Collected data entries:
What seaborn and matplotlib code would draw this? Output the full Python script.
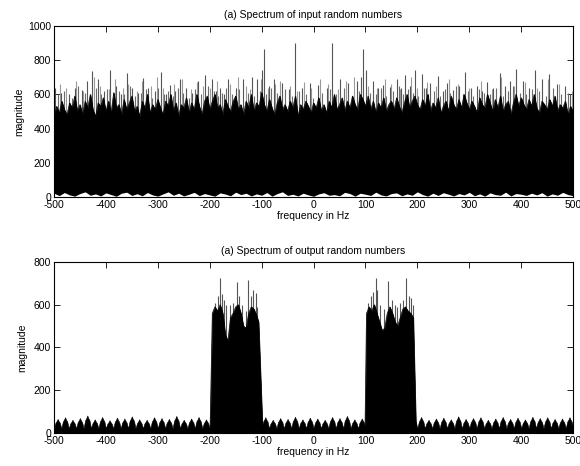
import numpy as np
import matplotlib
matplotlib.use("Agg")
import matplotlib.pyplot as plt
import seaborn as sns

# ---------------- data: (a) input spectrum ----------------
# top of the solid black body, every 5 Hz from -500 to 500
in_body = [470, 530, 490, 560, 510, 480, 550, 520, 590, 500,
           540, 480, 560, 520, 600, 510, 470, 550, 530, 580,
           500, 560, 490, 610, 520, 540, 480, 570, 510, 550,
           590, 500, 530, 470, 560, 520, 600, 490, 540, 510,
           570, 520, 480, 560, 530, 600, 500, 550, 470, 540,
           520, 580, 490, 550, 510, 600, 530, 480, 560, 590,
           510, 560, 600, 520, 540, 480, 570, 530, 500, 560,
           590, 510, 540, 480, 560, 520, 600, 500, 550, 530,
           610, 540, 500, 570, 520, 480, 550, 590, 510, 540,
           500, 560, 520, 590, 470, 540, 510, 560, 530, 490,
           550, 520, 580, 500, 540, 490, 560, 520, 600, 510,
           540, 580, 500, 560, 520, 590, 540, 510, 600, 570,
           530, 590, 510, 560, 490, 550, 520, 580, 500, 540,
           560, 510, 580, 530, 490, 550, 600, 520, 560, 590,
           540, 510, 570, 530, 600, 500, 550, 520, 580, 490,
           530, 560, 500, 590, 540, 510, 570, 520, 600, 550,
           510, 560, 530, 490, 580, 540, 520, 600, 550, 500,
           570, 520, 590, 500, 540, 560, 480, 550, 600, 530,
           580, 540, 510, 570, 530, 600, 520, 490, 560, 540,
           510, 570, 530, 590, 500, 540, 520, 560, 480, 530,
           500]
# top of the white strip along the zero line, every 10 Hz
in_floor = [22, 8, 26, 12, 5, 20, 30, 10, 18, 6,
            24, 14, 4, 22, 28, 9, 19, 7, 26, 12,
            5, 18, 30, 10, 22, 6, 16, 27, 8, 20,
            12, 5, 24, 17, 7, 28, 14, 22, 6, 18,
            10, 26, 5, 20, 30, 9, 16, 6, 22, 12,
            4, 18, 25, 10, 14, 7, 27, 20, 5, 22,
            16, 9, 28, 12, 6, 20, 24, 7, 18, 10,
            30, 14, 5, 22, 9, 25, 16, 6, 20, 12,
            27, 7, 18, 5, 24, 14, 10, 28, 6, 20,
            16, 9, 22, 12, 25, 5, 18, 10, 27, 14,
            8]
in_spike_freq = [-498, -486, -472, -460, -447, -436, -426, -415, -404, -392,
                 -380, -370, -360, -349, -338, -328, -318, -305, -293, -284,
                 -276, -266, -257, -245, -234, -222, -209, -196, -188, -180,
                 -172, -164, -150, -135, -119, -109, -99, -95, -86, -77,
                 -61, -48, -35, -22, -7, 9, 25, 35, 51, 67,
                 83, 91, 96, 101, 115, 125, 134, 147, 160, 168,
                 176, 186, 196, 208, 216, 224, 240, 249, 257, 269,
                 281, 292, 303, 314, 324, 334, 346, 359, 369, 379,
                 390, 404, 415, 427, 440, 454, 469, 485, 494]
in_spike_mag = [636, 610, 600, 640, 625, 680, 737, 690, 620, 742,
                650, 600, 723, 640, 610, 694, 640, 620, 729, 600,
                655, 620, 690, 640, 610, 680, 713, 690, 620, 640,
                600, 690, 640, 690, 700, 690, 745, 864, 650, 690,
                665, 630, 902, 640, 665, 655, 640, 902, 690, 665,
                680, 700, 864, 745, 680, 640, 655, 645, 690, 640,
                712, 650, 740, 718, 640, 665, 708, 620, 665, 625,
                650, 730, 640, 650, 620, 670, 640, 725, 650, 680,
                750, 680, 640, 745, 690, 718, 660, 650, 600]
in_mid_freq = [-493, -480, -466, -453, -441, -431, -420, -409, -398, -386,
               -375, -365, -354, -343, -333, -323, -311, -299, -288, -280,
               -271, -261, -251, -240, -228, -216, -203, -192, -184, -176,
               -168, -157, -143, -127, -114, -104, -91, -82, -70, -55,
               -42, -28, -15, -1, 16, 31, 44, 58, 74, 88,
               108, 120, 130, 140, 153, 164, 172, 181, 191, 202,
               212, 220, 232, 244, 253, 263, 275, 287, 297, 308,
               319, 329, 340, 352, 364, 374, 384, 397, 410, 421,
               434, 447, 462, 477, 490]
in_mid_mag = [600, 620, 580, 650, 610, 590, 640, 600, 630, 580,
              620, 600, 650, 590, 610, 630, 580, 640, 600, 620,
              590, 640, 610, 580, 630, 600, 650, 620, 590, 610,
              640, 600, 630, 610, 590, 620, 600, 640, 610, 630,
              590, 620, 600, 580, 610, 630, 600, 640, 590, 620,
              610, 600, 640, 590, 620, 650, 600, 630, 610, 590,
              640, 600, 620, 590, 630, 610, 650, 600, 620, 590,
              630, 610, 600, 640, 590, 620, 650, 610, 600, 630,
              620, 590, 640, 600, 610]
in_fringe_freq = [-489, -476, -457, -444, -423, -412, -395, -383, -367, -357,
                  -341, -330, -314, -302, -290, -269, -254, -237, -225, -212,
                  -199, -186, -160, -146, -131, -122, -101, -88, -74, -64,
                  -45, -31, -18, -4, 12, 28, 47, 62, 78, 105,
                  123, 137, 150, 166, 188, 199, 219, 236, 260, 278,
                  300, 322, 343, 362, 387, 407, 430, 451, 472, 497]
in_fringe_mag = [660, 640, 680, 620, 700, 650, 630, 690, 640, 660,
                 620, 680, 650, 700, 640, 660, 690, 630, 670, 650,
                 640, 680, 660, 700, 650, 630, 690, 640, 660, 680,
                 650, 620, 670, 640, 690, 660, 630, 680, 700, 650,
                 640, 690, 660, 630, 700, 640, 670, 650, 690, 660,
                 640, 680, 630, 700, 650, 670, 640, 690, 660, 620]

# ---------------- data: (b) output spectrum ----------------
# stop-band ripple humps (70, evenly spaced from -493 to 493 Hz)
hump_mag = [66, 74, 62, 70, 82, 64, 75, 60, 72, 68,
            78, 64, 62, 74, 70, 66, 80, 62, 68, 75,
            64, 64, 64, 64, 64, 64, 64, 64, 74, 62,
            70, 66, 76, 64, 72, 68, 62, 75, 70, 80,
            64, 68, 74, 62, 72, 66, 76, 64, 70, 75,
            62, 68, 72, 64, 78, 66, 70, 74, 62, 68,
            75, 66, 72, 64, 76, 70, 74, 66, 68, 74]
hump_valley = 22

band_l_freq = [-199.5, -195, -190, -185, -180, -175, -170, -165, -160, -155, -150,
               -145, -140, -135, -130, -125, -120, -115, -110, -106, -98]
band_l_top = [0, 560, 590, 570, 600, 560, 460, 430, 540, 560, 590,
              600, 560, 500, 490, 560, 590, 580, 550, 520, 0]
band_r_freq = [99, 102, 107, 112, 117, 122, 127, 132, 137, 142, 147,
               152, 157, 162, 167, 172, 177, 182, 187, 192, 197.5]
band_r_top = [0, 560, 590, 570, 600, 560, 520, 480, 490, 560, 590,
              560, 520, 500, 540, 580, 590, 570, 560, 540, 0]

out_spike_freq = [-190, -185, -180, -176, -172, -168, -161, -155, -147, -143,
                  -138, -131, -126, -121, -116, -111, -108,
                  105, 110, 115, 120, 122, 128, 135, 144, 151,
                  156, 160, 167, 173, 179, 183, 187, 191]
out_spike_mag = [610, 640, 727, 650, 621, 600, 599, 610, 705, 640,
                 600, 570, 718, 640, 668, 653, 590,
                 610, 640, 660, 723, 668, 600, 580, 711, 622,
                 600, 590, 610, 622, 727, 640, 630, 600]

titles = ["(a) Spectrum of input random numbers",
          "(a) Spectrum of output random numbers"]
xticks = [-500, -400, -300, -200, -100, 0, 100, 200, 300, 400, 500]
yticks_top = [0, 200, 400, 600, 800, 1000]
yticks_bot = [0, 200, 400, 600, 800]

# ---------------- style ----------------
sns.set_theme(style="ticks")
plt.rcParams["font.family"] = ["Liberation Sans", "DejaVu Sans"]
plt.rcParams["axes.linewidth"] = 0.8

fig = plt.figure(figsize=(5.8, 4.66), dpi=100)
ax1 = fig.add_axes([0.0931, 0.5773, 0.895, 0.3670])
ax2 = fig.add_axes([0.0931, 0.0708, 0.895, 0.3670])

# ---- top panel ----
f_in = np.linspace(-500, 500, len(in_body))
f_floor = np.linspace(-500, 500, len(in_floor))
ax1.vlines(in_fringe_freq, 0, in_fringe_mag, color="#9a9a9a", lw=0.8, zorder=1)
ax1.vlines(in_mid_freq, 0, in_mid_mag, color="#6a6a6a", lw=0.8, zorder=1)
ax1.vlines(in_spike_freq, 0, in_spike_mag, color="#555555", lw=0.8, zorder=1)
ax1.fill_between(f_in, 0, in_body, color="black", lw=0.5, edgecolor="black", zorder=2)
sns.lineplot(x=f_in, y=in_body, ax=ax1, color="black", lw=0.5, zorder=2)
ax1.fill_between(f_floor, 0, in_floor, color="white", lw=0, zorder=3)

# ---- bottom panel ----
centers = np.linspace(-493, 493, len(hump_mag))
half = (centers[1] - centers[0]) / 2
hx, hy = [], []
for c, h in zip(centers, hump_mag):
    hx += [c - half, c - half * 0.6, c - half * 0.25, c, c + half * 0.25, c + half * 0.6]
    hy += [hump_valley, h * 0.72, h * 0.86, h, h * 0.86, h * 0.72]
hx.append(centers[-1] + half)
hy.append(hump_valley)
ax2.fill_between(hx, 0, hy, color="black", lw=0.4, edgecolor="black", zorder=2)
ax2.vlines(out_spike_freq, 0, out_spike_mag, color="#555555", lw=0.8, zorder=1)
ax2.fill_between(band_l_freq, 0, band_l_top, color="black", lw=0.5, edgecolor="black", zorder=3)
ax2.fill_between(band_r_freq, 0, band_r_top, color="black", lw=0.5, edgecolor="black", zorder=3)
sns.lineplot(x=band_l_freq, y=band_l_top, ax=ax2, color="black", lw=0.5, zorder=3)
sns.lineplot(x=band_r_freq, y=band_r_top, ax=ax2, color="black", lw=0.5, zorder=3)

for ax, title, yt, lx in [(ax1, titles[0], yticks_top, -0.058),
                          (ax2, titles[1], yticks_bot, -0.052)]:
    ax.set_xlim(-500, 500)
    ax.set_ylim(yt[0], yt[-1])
    ax.set_xticks(xticks)
    ax.set_yticks(yt)
    ax.set_xticklabels([str(v) for v in xticks])
    ax.set_yticklabels([str(v) for v in yt])
    ax.tick_params(direction="in", length=4, width=0.6, pad=2, top=True,
                   right=True, labelsize=7.5, colors="black")
    ax.set_title(title, fontsize=7.5, pad=6, color="black")
    ax.set_xlabel("frequency in Hz", fontsize=7.5, labelpad=1, color="black")
    ax.set_ylabel("magnitude", fontsize=7.5, color="black")
    ax.yaxis.set_label_coords(lx, 0.5)
    for s in ax.spines.values():
        s.set_visible(True)
        s.set_color("black")
        s.set_linewidth(0.8)
        s.set_zorder(5)
    ax.set_facecolor("white")

fig.savefig("out.png", dpi=100, facecolor="white")
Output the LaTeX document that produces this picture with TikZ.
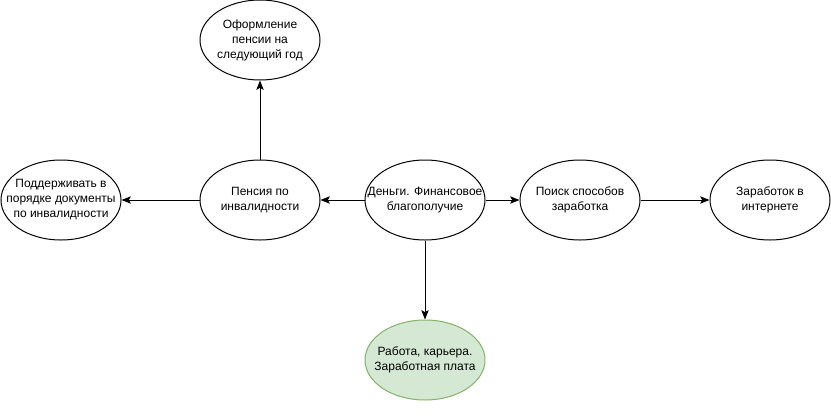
\documentclass[tikz,border=0pt]{standalone}
\usepackage{fontspec}
\setmainfont{Liberation Sans}
\usetikzlibrary{arrows.meta,shapes.geometric}
\definecolor{gfill}{HTML}{D5E8D4}
\definecolor{gline}{HTML}{82B366}
\begin{document}
\begin{tikzpicture}[x=0.75pt,y=-0.75pt,
  ell/.style={draw=black,line width=0.75pt,ellipse,minimum width=120*0.75pt,minimum height=80*0.75pt,inner sep=0pt,
    label={[align=center,font=\fontsize{9}{11.25}\selectfont]center:#1}},
  conn/.style={draw=black,line width=0.75pt,-{Stealth[length=7pt,width=5.5pt,inset=1.5pt]}}]
\useasboundingbox (0,0) rectangle (831,418);
\node[ell={Оформление\\пенсии на\\следующий год}] (top) at (260,40) {};
\node[ell={Поддерживать в\\порядке документы\\по инвалидности}] (left) at (61,200) {};
\node[ell={Пенсия по\\инвалидности}] (pen) at (260,200) {};
\node[ell={Деньги. Финансовое\\благополучие}] (mid) at (425,200) {};
\node[ell={Поиск способов\\заработка}] (search) at (580,200) {};
\node[ell={Заработок в\\интернете}] (net) at (770,200) {};
\node[ell={Работа, карьера.\\Заработная плата},fill=gfill,draw=gline] (work) at (425,360) {};
\draw[conn] (mid.west) -- (pen.east);
\draw[conn] (pen.west) -- (left.east);
\draw[conn] (pen.north) -- (top.south);
\draw[conn] (mid.east) -- (search.west);
\draw[conn] (search.east) -- (net.west);
\draw[conn] (mid.south) -- (work.north);
\end{tikzpicture}
\end{document}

**EXERCISE OBJECTIVE**
Looking at the records above, say how many lines hold the string "this". Write nothing but the number.

**RESPONSE**
2